To Bee or not to Bee? When the widely disliked Honeywell Stingers football coach is found murdered, 17-year-old Millie is determined to investigate. She is chasing a lead for the school newspaper – and looking to clear her father, the assistant coach, and prime suspect.
Title: Buzz Kill
Author: Beth Fantaskey
Published: May 6, 2014 by HMH Books for Young Readers
Format: 368 pages; Hardcover; Audiobook; Ebook
Website: bethfantaskey.com
Source: Library
Rating:
Millie’s partner is gorgeous, smart-and keeping secrets
Millie joins forces with her mysterious classmate Chase who seems to want to help her even while covering up secrets of his own.
She’s starting to get a reputation…without any of the benefits.
Drama-and bodies-pile up around Millie and she chases clues, snuggles Baxter the so-ugly-he’s-adorable bassett hound, and storms out of the world’s most awkward school dance/memorial mash-up. At least she gets to eat a lot of pie.
Best-selling author Beth Fantaskey’s funny, fast-paced blend of Clueless and Nancy Drew is a suspenseful page-turner that is the best time a reader can have with buried weapons, chicken clocks, and a boy who only watches gloomy movies…but somehow makes Millie smile. Bee-lieve it. (Goodreads summary)
What an utterly delightful murder mystery! While this description may seem a bit contradictory, I can’t think of any way to better describe Buzz Kill, as Beth Fantaskey strikes a fantastic balance between all the hilarity and awkwardness of teenagerdom and the gravity and danger of a murder mystery.
Seventeen-year-old Millie is getting her Nancy Drew on. After all she IS a reporter for the Honeywell High Gazette, and she IS the one who (literally) stumbled into the very much dead, and not very-much-liked Coach Killdare in a storage room of the football stadium. Dibs… and all. And when her dad becomes a suspect, and when the detective assigned to the case proves to be incompetent and harboring a petty grudge, she determines to find out what really happened to Hollerin’ Hank Killdare. Upstaging fellow-reporter (and arch-nemisis) Viv and winning the Pacemaker out from under her perfect little nose while Millie does it would be icing on the cake.
All-American quarterback Chase Albright seems to be a perfect (and gorgeous) ally, but his past is shrouded in mystery as well. But should she trust him? Everyone seems to have a motive. Can she really trust anyone?
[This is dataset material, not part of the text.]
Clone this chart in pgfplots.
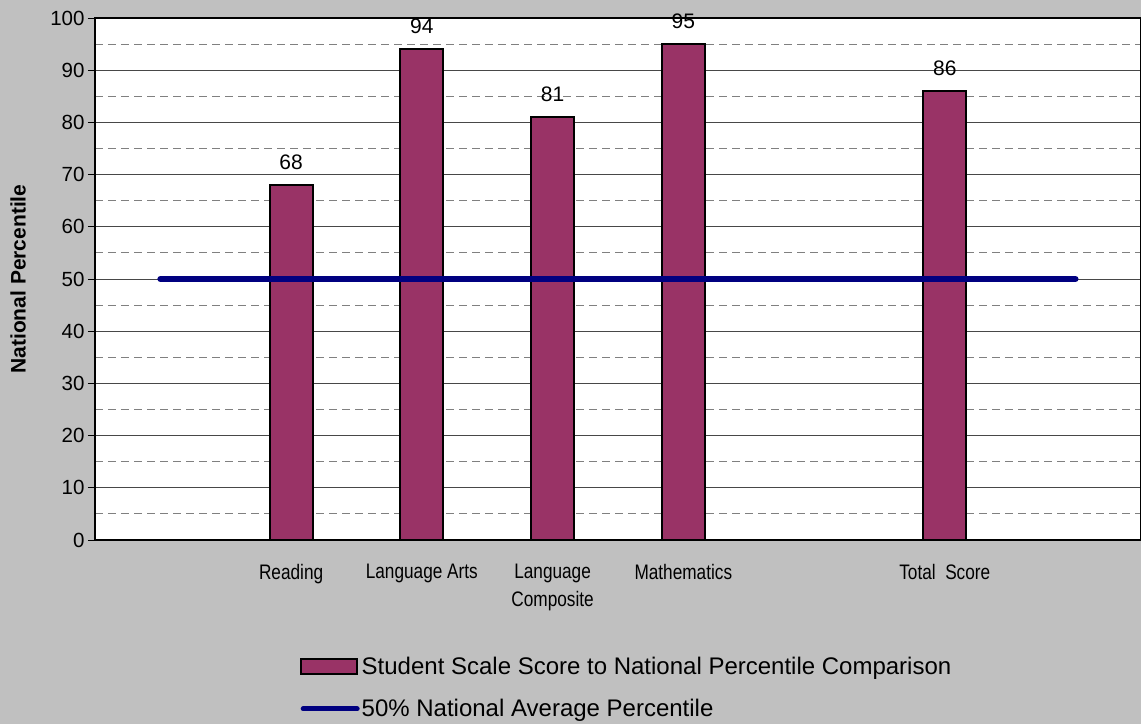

WWND? (What Would Nancy Do?)
This book excels in so many areas for me, the romance, the characters, the mystery, the wit and humor, the suspense, but the keystone to all this is Millie. Her character is just wonderful. She’s smart, though doesn’t apply herself (except to subjects she deems important), she loves ironic t-shirts, has a voracious appetite for junk food (and really loves pie), and believes the public education system is, in her words: “a diabolical plot to shackle young minds.” She’s witty, sarcastic, resourceful, persuasive, blunt, and aggressive, but she’s also a girl who underneath the tough exterior is vulnerable and still grieving the death of her mother. It’s hard to find words to adequately describe Millie, but in a sea of heroines that can tend to be a bit similar, she stands out.
Mystery. As for the rest of it, the mystery is well-paced, well-structured and intriguing. I love all the comparisons and contrasts with Nancy Drew. (If you don’t know who that is, well then, get thee to a library. Or, at least Wikipedia.). I just love how Buzz Kill feels light and teenagery and fun, but yet it’s also this very dark, serious, dangerous murder investigation that’s going on as well. Fantaskey does excellent job marrying these two very different tones into something cohesive, as neither one diminishes the other.
Characters. Everyone Millie meets in the course of her life and investigation — friends, foes, suspects, nervous principals, movie girlfriends, smelly dogs, not to mention personal librarians — are all so engaging and colorful. It’s a small town. So be ye warned: There be quirkiness ahead.
Romance. It’s good stuff. Really good stuff. And I’ll just leave it at that. Chase and his secrets should be yours to discover.
Overall, I stand by my previous description… Buzz Kill is an utterly delightful murder mystery.